One AI credit corresponds to a usage value of 1 US cent.
AI credits are assigned to the organization account in whose context the AI feature is used.
14. Currency and Local Billing
AI credits are based on US dollars, as most underlying AI models and model providers currently bill their usage costs in US dollars.
Depending on country, contract, payment method, or billing model, prices may be displayed and calculated in a local currency, for example in euros.
The price displayed in the order process, administration area, or contract is authoritative.
15. What Does Credit Consumption Depend On?
Our AI credits are based on the costs of the respective AI models and providers used.
Depending on model, function, and usage, a platform markup may be added.
This markup serves in particular the provision, integration, security, billing, monitoring, scaling, and further development of AI features.
Actual consumption may vary depending on the use case, particularly depending on:
- the model used,
- the length of the input,
- the length of the response,
- the amount of data processed,
- the complexity of the task,
- the use of workflows, tools, or automations.
16. Consumption Guidelines
The AI assistant is currently optimized in particular for process-related tasks, for example creating, modifying, analyzing, or structuring processes.
As a rough guideline, a process-related request can currently range from approximately 20 to 80 credits per call, depending on scope, model, and execution. This corresponds to approximately $0.20 to $0.80 USD.
General or very open-ended requests to the AI assistant are possible, but can currently be comparatively cost-intensive. We therefore recommend using such requests deliberately and initially primarily for testing and pilot purposes.
These figures are non-binding guidelines. Actual consumption may differ.
17. Cost Control Through Limits
Organizations can set limits to manage AI usage and control costs.
In particular, the following are possible:
- limits for individual users,
- limits for groups,
- daily limits,
- weekly limits,
- monthly limits,
- organization-wide credit quotas,
- restrictions for workflows and processes.
If no individual limit is set, AI usage may charge the organization’s general credit balance.
Automated workflows can repeatedly consume credits. We therefore recommend setting appropriate limits, especially for AI features in workflows.
18. Purchasing and Managing Credits
Organizations can purchase, top up, or receive AI credits as part of a plan.
When purchasing AI credits, the selected credit package, price, currency, applicable taxes, and payment terms are displayed in the order process.
Credits are assigned to the respective organization account.
AI credits are exclusively for the use of AI features within Zenkit. They do not constitute a means of payment and cannot be paid out or transferred, unless expressly agreed otherwise.

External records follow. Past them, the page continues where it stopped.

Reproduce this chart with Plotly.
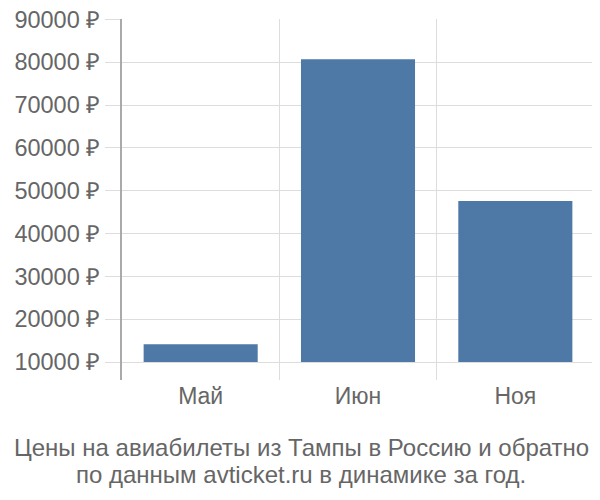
import plotly.graph_objects as go

months = ["Май", "Июн", "Ноя"]
prices = [14150, 80700, 47600]
base_price = 10000
y_ticks = [10000, 20000, 30000, 40000, 50000, 60000, 70000, 80000, 90000]
y_labels = [f"{v} ₽" for v in y_ticks]
title_lines = ["Цены на авиабилеты из Тампы в Россию и обратно",
               "по данным avticket.ru в динамике за год."]

# page is drawn with an ~8px body offset, so the margins are pulled in by 8
left, top, right, bottom = 114, 11, 586, 372
plot_h = bottom - top
plot_w = right - left

fig = go.Figure(go.Bar(
    x=months,
    y=[p - base_price for p in prices],
    base=base_price,
    marker=dict(color="#4e79a7", line=dict(width=0)),
    width=0.725,
    hoverinfo="x+y",
))

fig.update_layout(
    width=600, height=500,
    margin=dict(l=left, r=600 - right, t=top, b=500 - bottom, autoexpand=False),
    paper_bgcolor="white",
    plot_bgcolor="white",
    font=dict(family="Liberation Sans, Arial, sans-serif", color="#666666", size=23),
    showlegend=False,
    xaxis=dict(
        type="category",
        tickson="boundaries",
        showgrid=True,
        gridcolor="#dddddd",
        gridwidth=1,
        ticks="",
        showline=False,
        zeroline=False,
        range=[-0.5, 2.5],
        automargin=False,
        tickfont=dict(size=23, color="#666666"),
    ),
    yaxis=dict(
        range=[5800, 90080],
        tickvals=y_ticks,
        ticktext=y_labels,
        ticklabeloverflow="allow",
        showgrid=True,
        gridcolor="#dddddd",
        gridwidth=1,
        ticks="outside",
        ticklen=15,
        tickwidth=1,
        tickcolor="#dddddd",
        showline=True,
        linecolor="#aaaaaa",
        linewidth=2,
        zeroline=False,
        automargin=False,
        tickfont=dict(size=23.5, color="#666666"),
    ),
    annotations=[
        dict(text=line, xref="paper", yref="paper",
             x=(293 - left) / plot_w, y=(bottom - yy) / plot_h,
             xanchor="center", yanchor="middle",
             showarrow=False, font=dict(size=24, color="#666666"))
        for line, yy in zip(title_lines, [439, 466])
    ],
)

fig.write_html("out.html")
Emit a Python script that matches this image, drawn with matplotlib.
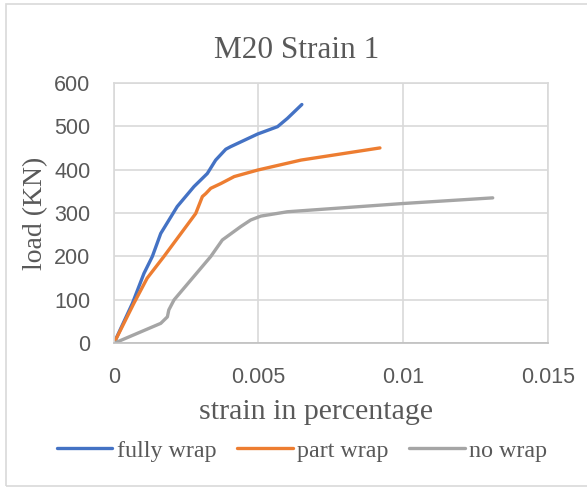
import matplotlib.pyplot as plt
from matplotlib.patches import Rectangle

# strain (fraction) vs load (KN)
fully_strain = [0, 0.00064, 0.00104, 0.00133, 0.00162, 0.00219, 0.00277, 0.00323,
                0.00352, 0.00387, 0.00404, 0.00497, 0.00566, 0.0060, 0.0065]
fully_load = [0, 92, 161, 200, 253, 315, 361, 391, 422, 447, 453, 482, 499, 518, 550]

part_strain = [0, 0.00069, 0.00115, 0.00173, 0.00283, 0.00306, 0.00318, 0.00335,
               0.0037, 0.00416, 0.00497, 0.00647, 0.0092]
part_load = [0, 92, 150, 200, 299, 338, 345, 357, 368, 384, 399, 422, 450]

no_strain = [0, 0.00162, 0.00185, 0.0019, 0.00208, 0.00335, 0.00375, 0.00439,
             0.00473, 0.00508, 0.00554, 0.0060, 0.0100, 0.0131]
no_load = [0, 46, 61, 77, 100, 200, 238, 269, 284, 293, 298, 303, 322, 335]

x_ticks = [0, 0.005, 0.01, 0.015]
x_tick_labels = ["0", "0.005", "0.01", "0.015"]
y_ticks = [0, 100, 200, 300, 400, 500, 600]

text_col = "#595959"
serif = "Liberation Serif"
sans = "Liberation Sans"

fig = plt.figure(figsize=(5.87, 4.87), dpi=100)
ax = fig.add_axes([0.194, 0.295, 0.739, 0.535])

ax.plot(fully_strain, fully_load, color="#4472C4", lw=2.4, label="fully wrap",
        solid_capstyle="round", solid_joinstyle="round")
ax.plot(part_strain, part_load, color="#ED7D31", lw=2.4, label="part wrap",
        solid_capstyle="round", solid_joinstyle="round")
ax.plot(no_strain, no_load, color="#A5A5A5", lw=2.4, label="no wrap",
        solid_capstyle="round", solid_joinstyle="round")

ax.set_xlim(0, 0.015)
ax.set_ylim(0, 600)
ax.set_xticks(x_ticks)
ax.set_xticklabels(x_tick_labels)
ax.set_yticks(y_ticks)
ax.tick_params(length=0, labelsize=15.5, labelcolor=text_col)
ax.tick_params(axis="x", pad=17)
ax.tick_params(axis="y", pad=17)
for lab in ax.get_xticklabels() + ax.get_yticklabels():
    lab.set_family(sans)

ax.grid(True, color="#D9D9D9", lw=1.2)
ax.set_axisbelow(True)
for side in ["top", "right", "left"]:
    ax.spines[side].set_color("#D9D9D9")
    ax.spines[side].set_linewidth(1.2)
ax.spines["bottom"].set_color("#BFBFBF")
ax.spines["bottom"].set_linewidth(1.2)

ax.set_title("M20 Strain 1", family=serif, fontsize=22.5, color=text_col, pad=18,
             x=0.422)
ax.set_xlabel("strain in percentage", family=serif, fontsize=21.5, color=text_col)
ax.set_ylabel("load (KN)", family=serif, fontsize=20, color=text_col)
ax.xaxis.set_label_coords(0.465, -0.215)
ax.yaxis.set_label_coords(-0.152, 0.5)

leg = fig.legend(loc="center", bbox_to_anchor=(0.515, 0.074), ncol=3,
                 frameon=False, prop={"family": serif, "size": 17.3},
                 handlelength=2.3, handletextpad=0.2, columnspacing=0.85,
                 borderpad=0, borderaxespad=0)
for t in leg.get_texts():
    t.set_color(text_col)

# outer chart border
fig.patches.append(Rectangle((0.010, 0.002), 0.995, 0.990, transform=fig.transFigure,
                             fill=False, edgecolor="#D9D9D9", lw=1.2))

fig.savefig("out.png", dpi=100)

19. Recommended Best Practices
We recommend in particular:
- testing AI features initially with clear test cases,
- using human review and approval steps for sensitive processes,
- granting permissions restrictively,
- processing confidential or particularly sensitive information only with appropriate caution,
- reviewing AI-generated results before execution or publication,
- regularly monitoring automated processes,
- not processing external content automatically without security and approval mechanisms,
- carefully reviewing external AI models for data protection, security, costs, and compliance,
- setting daily, weekly, or monthly limits for users, groups, and automated workflows.
20. Legally Binding Documents
This page is for informational purposes and is intended to explain the use of Zenkit AI in an understandable way.
The following are legally binding in particular:
- the AI terms of use,
- the general terms of use or EULA,
- the data processing agreement, where applicable,
- individual contracts or agreements,
- the prices and conditions displayed in the order process, administration area, or contract.